↓↓↓

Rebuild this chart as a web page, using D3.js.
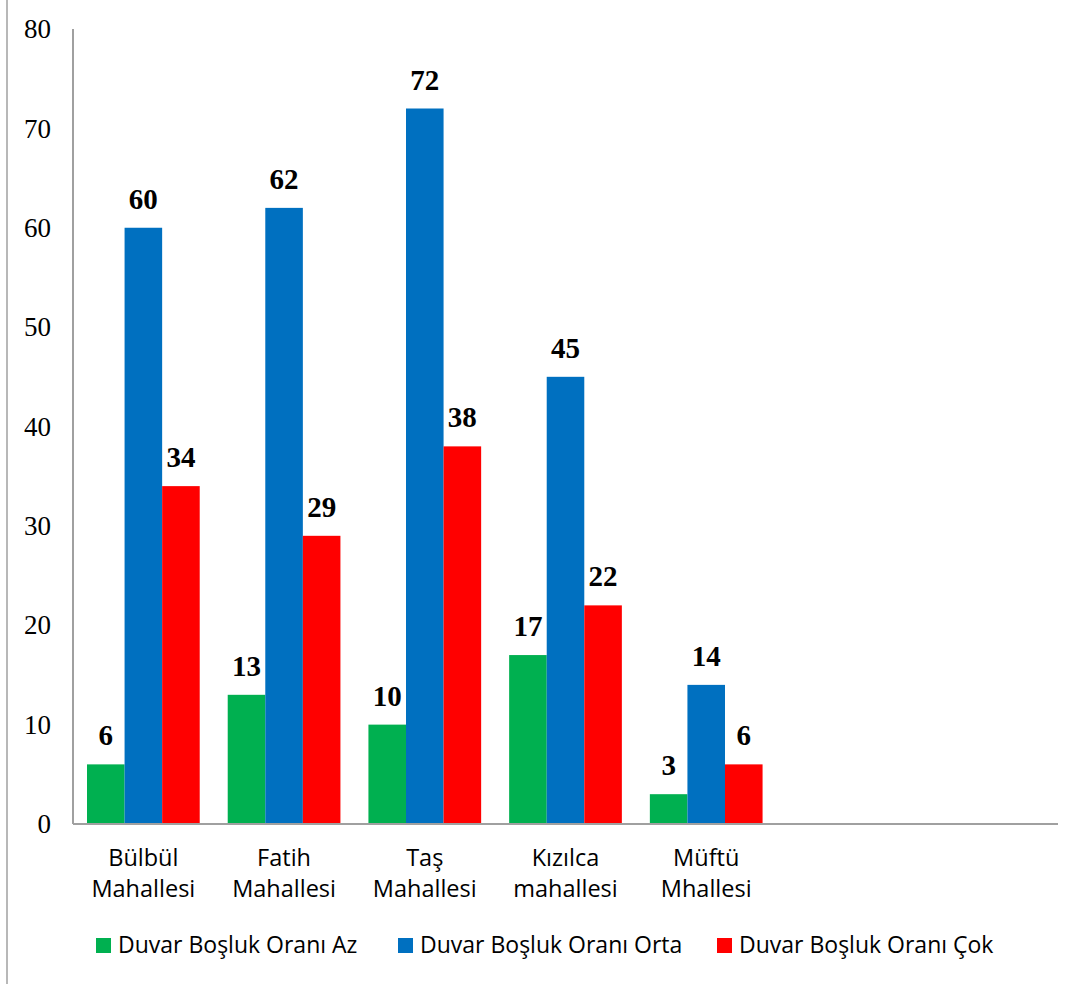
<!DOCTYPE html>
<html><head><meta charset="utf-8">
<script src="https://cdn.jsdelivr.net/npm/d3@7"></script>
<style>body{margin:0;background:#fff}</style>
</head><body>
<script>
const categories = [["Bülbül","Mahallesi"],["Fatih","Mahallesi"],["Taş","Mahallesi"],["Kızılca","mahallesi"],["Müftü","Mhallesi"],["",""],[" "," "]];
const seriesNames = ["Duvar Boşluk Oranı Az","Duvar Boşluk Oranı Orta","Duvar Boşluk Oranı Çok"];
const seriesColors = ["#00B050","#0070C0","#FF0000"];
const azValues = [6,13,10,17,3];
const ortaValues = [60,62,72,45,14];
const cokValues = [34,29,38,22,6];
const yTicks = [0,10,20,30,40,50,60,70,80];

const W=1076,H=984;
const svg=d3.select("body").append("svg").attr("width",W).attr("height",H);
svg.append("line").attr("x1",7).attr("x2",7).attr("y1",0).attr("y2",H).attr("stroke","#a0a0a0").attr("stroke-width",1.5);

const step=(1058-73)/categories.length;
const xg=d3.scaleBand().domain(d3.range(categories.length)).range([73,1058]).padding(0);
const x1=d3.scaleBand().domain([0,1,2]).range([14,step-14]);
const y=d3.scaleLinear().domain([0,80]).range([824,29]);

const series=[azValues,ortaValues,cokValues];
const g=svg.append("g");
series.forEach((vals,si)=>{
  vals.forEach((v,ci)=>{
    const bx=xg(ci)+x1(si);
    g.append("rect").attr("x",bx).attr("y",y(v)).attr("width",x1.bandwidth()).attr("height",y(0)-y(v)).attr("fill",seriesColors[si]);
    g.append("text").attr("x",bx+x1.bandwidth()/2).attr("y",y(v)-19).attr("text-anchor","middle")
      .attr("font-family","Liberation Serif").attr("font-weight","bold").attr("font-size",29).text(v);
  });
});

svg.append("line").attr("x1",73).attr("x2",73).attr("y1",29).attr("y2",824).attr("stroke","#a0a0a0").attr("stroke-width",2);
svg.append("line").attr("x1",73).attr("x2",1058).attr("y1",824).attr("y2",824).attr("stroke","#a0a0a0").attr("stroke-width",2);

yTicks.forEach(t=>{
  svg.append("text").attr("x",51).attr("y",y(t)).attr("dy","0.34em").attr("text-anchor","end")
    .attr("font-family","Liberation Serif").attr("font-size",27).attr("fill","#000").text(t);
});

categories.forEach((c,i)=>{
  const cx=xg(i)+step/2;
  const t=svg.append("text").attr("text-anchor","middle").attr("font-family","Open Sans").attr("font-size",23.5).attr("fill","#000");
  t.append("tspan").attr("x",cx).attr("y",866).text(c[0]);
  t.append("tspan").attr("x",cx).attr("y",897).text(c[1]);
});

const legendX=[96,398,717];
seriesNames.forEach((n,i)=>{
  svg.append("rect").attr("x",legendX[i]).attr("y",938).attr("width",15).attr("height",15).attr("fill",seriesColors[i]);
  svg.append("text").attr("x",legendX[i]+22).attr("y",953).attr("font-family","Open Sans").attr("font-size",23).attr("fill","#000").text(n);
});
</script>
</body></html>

↑↑↑

▸ STATED TASK
From the first line of the listing above, repeat every line through the one holding "const y=d3.scaleLinear().domain([0,80]).range([824,29]);". Both ends count, and pictures stay out.

▸ RESPONSE TO THIS EXERCISE
Rebuild this chart as a web page, using D3.js.
<!DOCTYPE html>
<html><head><meta charset="utf-8">
<script src="https://cdn.jsdelivr.net/npm/d3@7"></script>
<style>body{margin:0;background:#fff}</style>
</head><body>
<script>
const categories = [["Bülbül","Mahallesi"],["Fatih","Mahallesi"],["Taş","Mahallesi"],["Kızılca","mahallesi"],["Müftü","Mhallesi"],["",""],[" "," "]];
const seriesNames = ["Duvar Boşluk Oranı Az","Duvar Boşluk Oranı Orta","Duvar Boşluk Oranı Çok"];
const seriesColors = ["#00B050","#0070C0","#FF0000"];
const azValues = [6,13,10,17,3];
const ortaValues = [60,62,72,45,14];
const cokValues = [34,29,38,22,6];
const yTicks = [0,10,20,30,40,50,60,70,80];

const W=1076,H=984;
const svg=d3.select("body").append("svg").attr("width",W).attr("height",H);
svg.append("line").attr("x1",7).attr("x2",7).attr("y1",0).attr("y2",H).attr("stroke","#a0a0a0").attr("stroke-width",1.5);

const step=(1058-73)/categories.length;
const xg=d3.scaleBand().domain(d3.range(categories.length)).range([73,1058]).padding(0);
const x1=d3.scaleBand().domain([0,1,2]).range([14,step-14]);
const y=d3.scaleLinear().domain([0,80]).range([824,29]);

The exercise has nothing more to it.